Someone once told me that she was glad to be done with her 20s.
I was 20 at the time and she looked at me with soft pity and said, “Oh man, twenties are the hardest. Just wait until your thirties, they are way better. You know yourself, you don’t care as much what other people think, it’s just better.”
I could have hugged her.
Or gotten her flowers.
Or introduced her to a puppy to cuddle.
Because at the time my husband was on month 9 out of 15 in Afghanistan and I had moved home to escape ghosts. I was acutely aware that I had no idea who I was.
My knowledge was in a state of flux, my heart was heavy with the nagging that comes with weak conviction, my soul weighed down by its own imagination. Early 20s? Those were hard.
I think everybody has growing pains.
The kind that feel like they will go on forever. The kind that make you wonder what the point of life is anyway.

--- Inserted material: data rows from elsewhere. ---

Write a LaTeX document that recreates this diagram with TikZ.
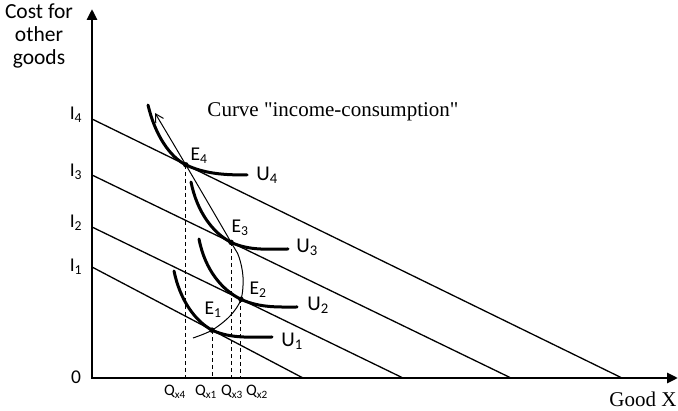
\documentclass[tikz,border=0pt]{standalone}
\usepackage{fontspec}
\setmainfont{Carlito}
\newfontfamily\timesfont{Liberation Serif}
\usetikzlibrary{arrows.meta,calc}

\begin{document}
\begin{tikzpicture}[
    x=1pt, y=-1pt,
    axis/.style={line width=2.8pt, {Triangle[length=11pt,width=10pt]}-{Triangle[length=11pt,width=10pt]}},
    budget/.style={line width=1.3pt},
    indiff/.style={line width=3pt, line cap=round},
    icc/.style={line width=1pt, -{Straight Barb[length=8pt,width=9pt]}},
    drop/.style={line width=1pt, dash pattern=on 4pt off 3pt},
    dot/.style={circle, fill, inner sep=0pt, minimum size=5.5pt},
    lbl/.style={inner sep=0pt, font=\fontsize{19.5}{22}\selectfont},
    ulbl/.style={inner sep=0pt, font=\fontsize{21}{24}\selectfont},
    qlbl/.style={inner sep=0pt, font=\fontsize{16}{18}\selectfont},
    serif/.style={inner sep=0pt, font=\timesfont\fontsize{21}{24}\selectfont}
  ]
    \useasboundingbox (0,0) rectangle (678,411);

    % axes
    \coordinate (O) at (92,378);
    \coordinate (ytop) at (92,9);
    \coordinate (xend) at (678,378);
    \draw[axis] (ytop) -- (O) -- (xend);
    \node[ulbl, align=center, font=\fontsize{21.5}{23}\selectfont] (ylab) at (39,36) {Cost for\\other\\goods};
    \node[serif] (xlab) at (643,399) {Good X};
    \node[lbl] (zero) at (76,377) {0};

    % budget lines
    \coordinate (i4) at (92,119);  \coordinate (b4) at (622,378);
    \coordinate (i3) at (92,175);  \coordinate (b3) at (511,378);
    \coordinate (i2) at (92,227);  \coordinate (b2) at (403,378);
    \coordinate (i1) at (92,267);  \coordinate (b1) at (303,378);
    \foreach \k in {1,...,4}
      \draw[budget] (i\k) -- (b\k);
    \node[lbl] (li4) at (76,115) {I\textsubscript{4}};
    \node[lbl] (li3) at (76,172) {I\textsubscript{3}};
    \node[lbl] (li2) at (76,223) {I\textsubscript{2}};
    \node[lbl] (li1) at (76,267) {I\textsubscript{1}};

    % equilibrium points
    \coordinate (E4) at ($(i4)!0.177!(b4)$);
    \coordinate (E3) at ($(i3)!0.332!(b3)$);
    \coordinate (E2) at ($(i2)!0.479!(b2)$);
    \coordinate (E1) at ($(i1)!0.569!(b1)$);

    % indifference curves
    \draw[indiff] (148,105) .. controls (155,135) and (170,157) .. (E4)
                  .. controls (205,174) and (225,175) .. (247,175);
    \draw[indiff] (191,182) .. controls (197,212) and (213,233) .. (E3)
                  .. controls (250,251) and (268,249) .. (288,249);
    \draw[indiff] (199,239) .. controls (205,270) and (222,290) .. (E2)
                  .. controls (260,308) and (278,307) .. (297,307);
    \draw[indiff] (174,271) .. controls (180,300) and (195,321) .. (E1)
                  .. controls (231,339) and (252,337) .. (272,337);
    \node[ulbl] (u4) at (267,175) {U\textsubscript{4}};
    \node[ulbl] (u3) at (307,247) {U\textsubscript{3}};
    \node[ulbl] (u2) at (318,305) {U\textsubscript{2}};
    \node[ulbl] (u1) at (292,341) {U\textsubscript{1}};

    % income-consumption curve
    \coordinate (icc0) at (193,338);
    \coordinate (icc9) at (155,113);
    \draw[icc] plot[smooth, tension=0.55] coordinates
      {(icc0) (E1) (230,316) (E2) (243,277) (239,257) (E3) (E4) (icc9)};
    \node[serif] (icclab) at (333,112) {Curve "income-consumption"};

    \foreach \k in {1,...,4}
      \node[dot] (d\k) at (E\k) {};
    \node[lbl] (e4) at (199,156) {E\textsubscript{4}};
    \node[lbl] (e3) at (240,228) {E\textsubscript{3}};
    \node[lbl] (e2) at (258,290) {E\textsubscript{2}};
    \node[lbl] (e1) at (213,310) {E\textsubscript{1}};

    % quantities
    \draw[drop] (E4) -- (E4 |- O);
    \draw[drop] (E1) -- (E1 |- O);
    \draw[drop] (E3) -- (E3 |- O);
    \draw[drop] (E2) -- (E2 |- O);
    \node[qlbl] (q4) at (175,392) {Q\textsubscript{x4}};
    \node[qlbl] (q1) at (206,392) {Q\textsubscript{x1}};
    \node[qlbl] (q3) at (232,392) {Q\textsubscript{x3}};
    \node[qlbl] (q2) at (257,392) {Q\textsubscript{x2}};
\end{tikzpicture}
\end{document}
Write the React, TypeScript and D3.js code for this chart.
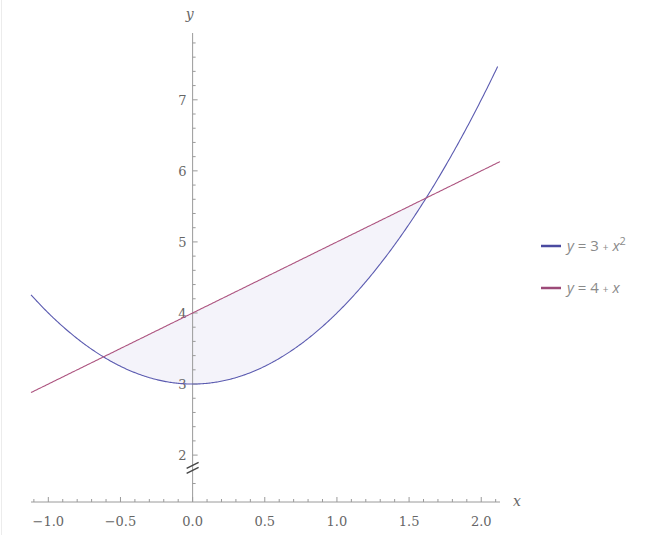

Maybe my situation was exaggerated – maybe I dealt with some demons in a more extreme way than most because of how things happened (teen marriage, military orders, complete isolation within a year – my transition from kid to adult was neither smooth nor gradual). Maybe my analytical nature brought me to the scary places. Does God love me? Does He love anyone? Is He real? Am I normal? Am I sick? Is there something fundamentally wrong with me? Does everyone think these things? Can I die of anxiety? I think I’m dying.
Maybe that is not everyone’s experience, but it was mine and I know I’m not alone. And I know that there are many labels for many things, but you don’t need a diagnosis to know you’re suffering.
So to Past Krysann (and present you if you find yourself relating): It does get better.
The world is very big. It is very big and it is very loud and it seems so very dark. And you will have to find a straight line sometimes. And you will have to use your wings before they are ready sometimes. And you will have to flex muscles you didn’t know you had sometimes. And there will be pain, there will be discomfort, there will be fears realized.
But fears realized are a lot less scary than fears imagined.
Because there will also be light like lavender – less than subtle, sensed before seen. There will also be a sneaking feeling that gives birth to glorious, marvelous, breathtaking life. There will be a kindred soul that reaches out and finds you – you’ll find each other – and the dark will seem less black. There will be flashes and glimpses and flickers of hope that will catch your side eye while you wander. Then you’ll chase them – you’ll run into things, you’ll stumble, you’ll think you’ve lost it altogether and you’ll realize you are holding the Hope like a firefly. You’ll open your hands and it will ignite your world.
Because Hope is best when it’s discovered, not taught.
So hang on. Keep wandering. When the dark closes in and your chest feels tight, your palms get sweaty, remember this: Light is on its way. And it’s coming to find you so that you can find it.